Figure 1: Optical design used to record color backscatter-holograms of free-flowing aerosol particles. Pulsed red (656 nm), green (527 nm), and blue (440 nm) laser beams are combined into a white beam, which is split by the BSC to form incident and reference beams. A Mach-Zehender configuration is used to interfere the light backscattered by an aerosol particle in the sensing volume with the reference beam at the sensor. The particles are delivered to the sensing volume via a sheath-flow nozzle fed by an aerosol generator, (not shown). An optical trigger system (dashed outline) senses when a particle is present in the volume and supplies a signal to activate emission of a ~300 ns pulse from each laser and begins the sensor exposure. This is achieved by illuminating the sensing volume by a CW trigger beam, which scatters from any aerosol particle present. The scattered light (B4) is separated from unscattered light by the mirror SFM and then sensed by the PMT to create the trigger signal. See [here] for further description.
Figure 2 below presents the chromaticity analysis of the backscatter MWDH images of mineral dust aerosols. First consider the olivine category. This mineral is generally light yellow-green in appearance, which can be seen in the framed inset image. The other insets in Fig. 2 are the backscatter MWDH images of individual aerosol particles that trigger hologram measurements at various times in the experiment. The chromaticity signatures of these images for each mineral category are also shown. For the olivine, note how the signature is clearly in the yellow-green portion of the color space. The signatures here also overlap much, which indicates that the images possess similar color content despite the variation in overall brightness of the images shown.

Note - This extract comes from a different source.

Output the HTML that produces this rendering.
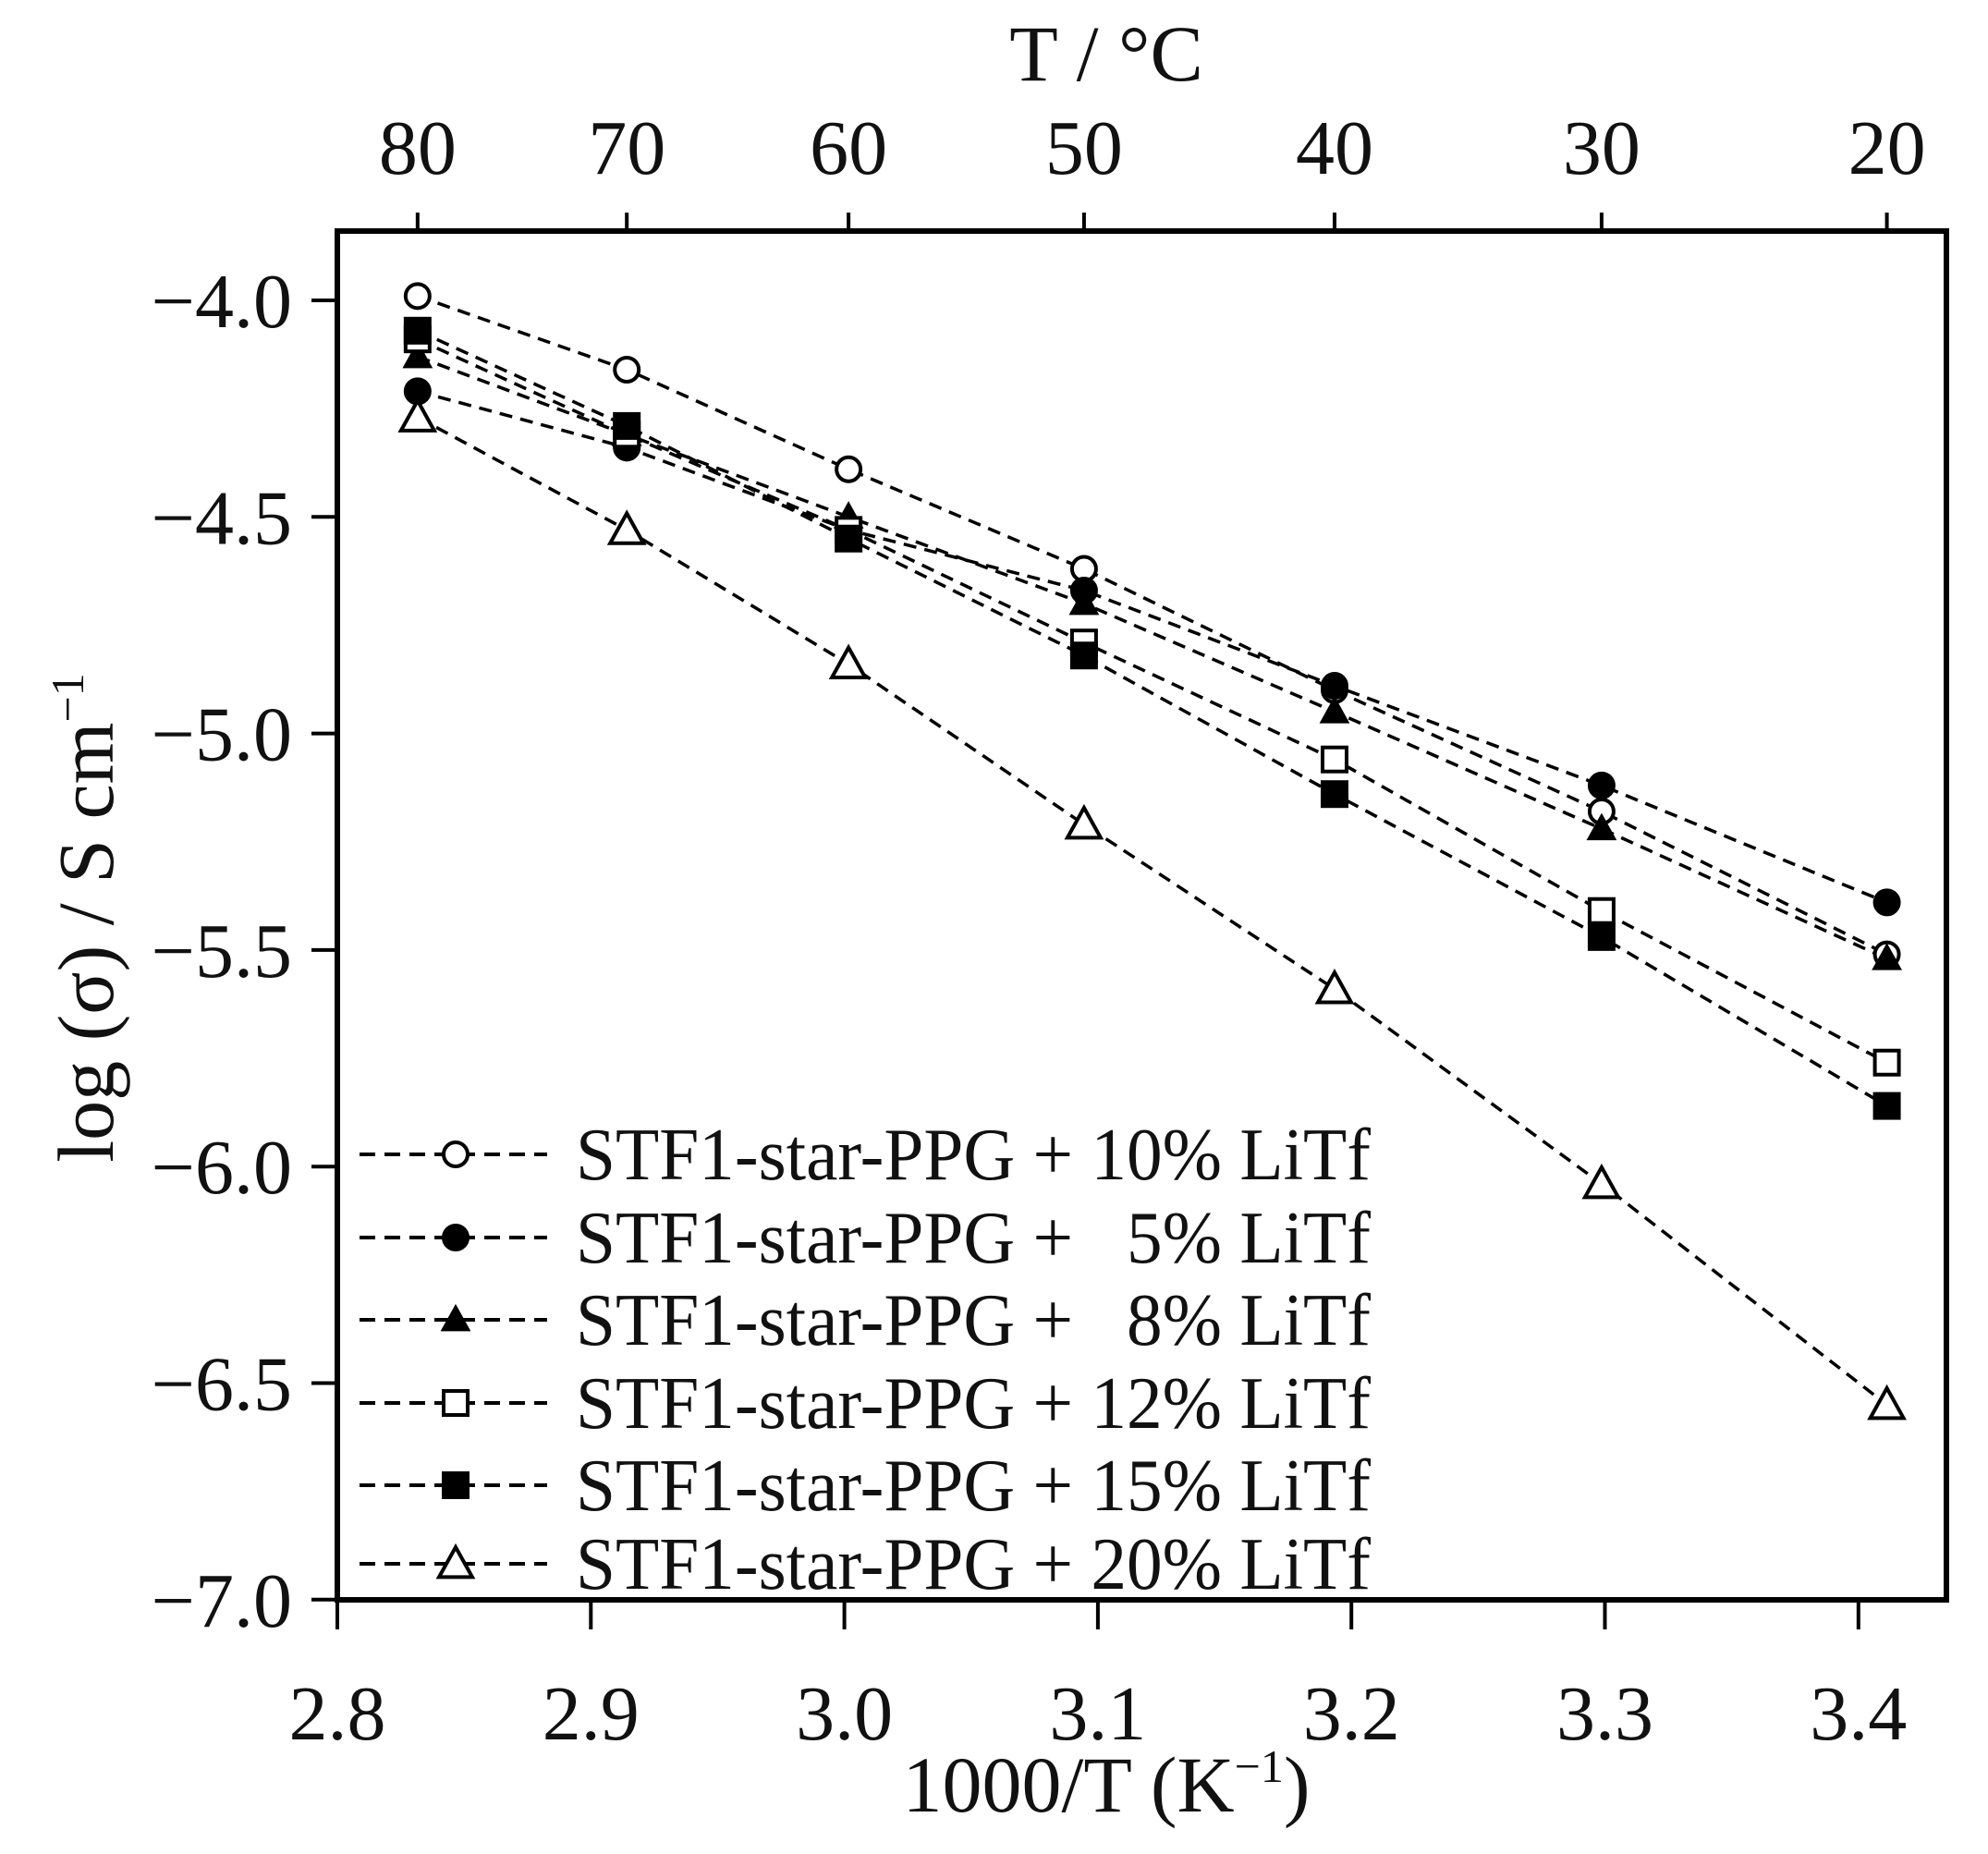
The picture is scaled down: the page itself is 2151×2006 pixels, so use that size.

Figure 2: Chromaticity analysis of a variety of free-flowing mineral dust aerosol particles obtained with the arrangement in Fig. 1 above. Each panel shows the backscatter MWDH image of the particles associated with their chromaticity signatures. Each particle-image corresponds to a separate measurement. A 100 um scale bar is shown along with an optical microscope image, in frame, of a representative particle taken from the stock powder from which the aerosols are generated.